On 04/01, Eric W. Biederman wrote:
>
> --- a/fs/exec.c
> +++ b/fs/exec.c
> @@ -1052,6 +1052,7 @@ static int de_thread(struct task_struct *tsk)
>  	struct signal_struct *sig = tsk->signal;
>  	struct sighand_struct *oldsighand = tsk->sighand;
>  	spinlock_t *lock = &oldsighand->siglock;
> +	bool may_hang;
>
>  	if (thread_group_empty(tsk))
>  		goto no_thread_group;
> @@ -1069,9 +1070,10 @@ static int de_thread(struct task_struct *tsk)
>  		return -EAGAIN;
>  	}
>
> +	may_hang = atomic_read(&oldsighand->count) != 1;
>  	sig->group_exit_task = tsk;
> -	sig->notify_count = zap_other_threads(tsk);
> -	if (!thread_group_leader(tsk))
> +	sig->notify_count = zap_other_threads(tsk, may_hang ? 1 : -1);

Eric, this is amazing. So with this patch exec does different things depening
on whether sighand is shared with another CLONE_SIGHAND task or not. To me
this doesn't look sane in any case.

And of course you do realize that it doesn't solve the problem entirely?

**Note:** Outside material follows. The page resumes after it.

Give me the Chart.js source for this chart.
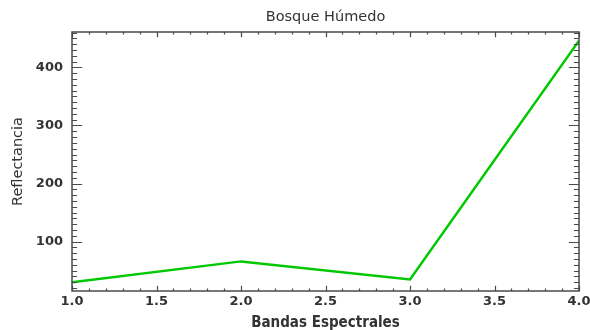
<!DOCTYPE html>
<html>
<head>
<meta charset="utf-8">
<script src="https://cdn.jsdelivr.net/npm/chart.js@4"></script>
<style>
  html, body { margin: 0; padding: 0; background: #fff; }
  #wrap { width: 590px; height: 330px; }
</style>
</head>
<body>
<div id="wrap"><canvas id="c" width="590" height="330"></canvas></div>
<script>
// Spectral bands and reflectance values for the humid forest sample
const bands = [1, 2, 3, 4];
const reflectance = [30, 66, 35, 446];
const xTickValues = [1.0, 1.5, 2.0, 2.5, 3.0, 3.5, 4.0];
const yTickValues = [100, 200, 300, 400];
const chartTitle = 'Bosque Húmedo';
const xTitle = 'Bandas Espectrales';
const yTitle = 'Reflectancia';

const AXIS_COLOR = '#4a4a4a';
const TEXT_COLOR = '#333333';

// Boxed frame with inward ticks on all four sides
const framePlugin = {
  id: 'frame',
  afterDraw(chart) {
    const { ctx, chartArea: a, scales } = chart;
    const xs = scales.x, ys = scales.y;
    const w = a.right - a.left, h = a.bottom - a.top;
    const xMaj = 0.02 * h, xMin = xMaj / 2;
    const yMaj = 0.02 * w, yMin = yMaj / 2;
    ctx.save();
    ctx.strokeStyle = AXIS_COLOR;
    ctx.lineWidth = 1.5;
    ctx.strokeRect(a.left, a.top, w, h);
    ctx.lineWidth = 1.2;
    ctx.beginPath();
    // x ticks (major every 0.5, minor every 0.1)
    for (let i = 0; i <= 30; i++) {
      const v = xs.min + i * 0.1;
      const px = Math.round(xs.getPixelForValue(v)) + 0.5;
      const len = (i % 5 === 0) ? xMaj : xMin;
      ctx.moveTo(px, a.bottom); ctx.lineTo(px, a.bottom - len);
      ctx.moveTo(px, a.top); ctx.lineTo(px, a.top + len);
    }
    // y ticks (major every 100, minor every 10)
    for (let v = 20; v <= ys.max; v += 10) {
      const py = Math.round(ys.getPixelForValue(v)) + 0.5;
      const len = (v % 100 === 0) ? yMaj : yMin;
      ctx.moveTo(a.left, py); ctx.lineTo(a.left + len, py);
      ctx.moveTo(a.right, py); ctx.lineTo(a.right - len, py);
    }
    ctx.stroke();

    // titles
    ctx.fillStyle = TEXT_COLOR;
    ctx.textAlign = 'center';
    ctx.textBaseline = 'middle';
    ctx.font = '14.5px "DejaVu Sans"';
    ctx.fillText(chartTitle, (a.left + a.right) / 2, 17);
    ctx.font = 'bold 15px "DejaVu Sans Condensed", "DejaVu Sans"';
    ctx.fillText(xTitle, (a.left + a.right) / 2, 323);
    ctx.save();
    ctx.translate(18, (a.top + a.bottom) / 2);
    ctx.rotate(-Math.PI / 2);
    ctx.font = '14.5px "DejaVu Sans"';
    ctx.fillText(yTitle, 0, 0);
    ctx.restore();
    ctx.restore();
  }
};

new Chart(document.getElementById('c'), {
  type: 'line',
  data: {
    datasets: [{
      data: bands.map((b, i) => ({ x: b, y: reflectance[i] })),
      borderColor: '#00c800',
      borderWidth: 2.5,
      pointRadius: 0,
      tension: 0,
      fill: false
    }]
  },
  options: {
    responsive: false,
    animation: false,
    devicePixelRatio: 1,
    layout: { padding: { left: 0, right: 11, top: 32, bottom: 0 } },
    plugins: { legend: { display: false }, tooltip: { enabled: false } },
    scales: {
      x: {
        type: 'linear',
        min: 1, max: 4,
        afterBuildTicks: s => { s.ticks = xTickValues.map(v => ({ value: v })); },
        afterFit: s => { s.height = 39; s.paddingLeft = 0; s.paddingRight = 0; },
        grid: { display: false, drawTicks: false },
        border: { display: false },
        ticks: {
          color: TEXT_COLOR,
          padding: 3,
          maxRotation: 0,
          autoSkip: false,
          font: { family: 'DejaVu Sans', size: 13, weight: 'bold' },
          callback: v => Number(v).toFixed(1)
        }
      },
      y: {
        type: 'linear',
        min: 15, max: 461,
        afterBuildTicks: s => { s.ticks = yTickValues.map(v => ({ value: v })); },
        afterFit: s => { s.width = 72; },
        grid: { display: false, drawTicks: false },
        border: { display: false },
        ticks: {
          color: TEXT_COLOR,
          padding: 9,
          font: { family: 'DejaVu Sans', size: 13, weight: 'bold' }
        }
      }
    }
  },
  plugins: [framePlugin]
});
</script>
</body>
</html>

If I
modify my test-case a little bit

	int xxx(void *arg)
	{
		for (;;)
			pause();
	}

	void *thread(void *arg)
	{
		ptrace(PTRACE_TRACEME, 0,0,0);
		return NULL;
	}

	int main(void)
	{
		int pid = fork();

		if (!pid) {
			pthread_t pt;
			char stack[16 * 1024];

			clone(xxx, stack + 16*1024, CLONE_SIGHAND|CLONE_VM, NULL);

			pthread_create(&pt, NULL, thread, NULL);
			pthread_join(pt, NULL);
			execlp("echo", "echo", "passed", NULL);
		}

		sleep(1);
		// or anything else which needs ->cred_guard_mutex,
		// say open(/proc/$pid/mem)
		ptrace(PTRACE_ATTACH, pid, 0,0);
		kill(pid, SIGCONT);

		return 0;
	}

it should deadlock the same way?

So what is the point to make the, well imo insane, patch if it doesn't solve
the problem?

And btw zap_other_threads(may_hang == 0) is racy. Either you need tasklist or
exit_notify() should set tsk->exit_state under siglock, otherwise zap() can
return the wrong count.

Finally. This patch creates the nice security hole. Let me modify my test-case
again:

	void *thread(void *arg)
	{
		ptrace(PTRACE_TRACEME, 0,0,0);
		return NULL;
	}

	int main(void)
	{
		int pid = fork();

		if (!pid) {
			pthread_t pt;
			pthread_create(&pt, NULL, thread, NULL);
			pthread_join(pt, NULL);
			execlp(path-to-setuid-binary, args);
		}

		sleep(1);

		// Now we can send the signals to setiuid app
		kill(pid+1, ANYSIGNAL);

		return 0;
	}

I see another email from your with another proposal. I disagree, will reply soon.

Oleg.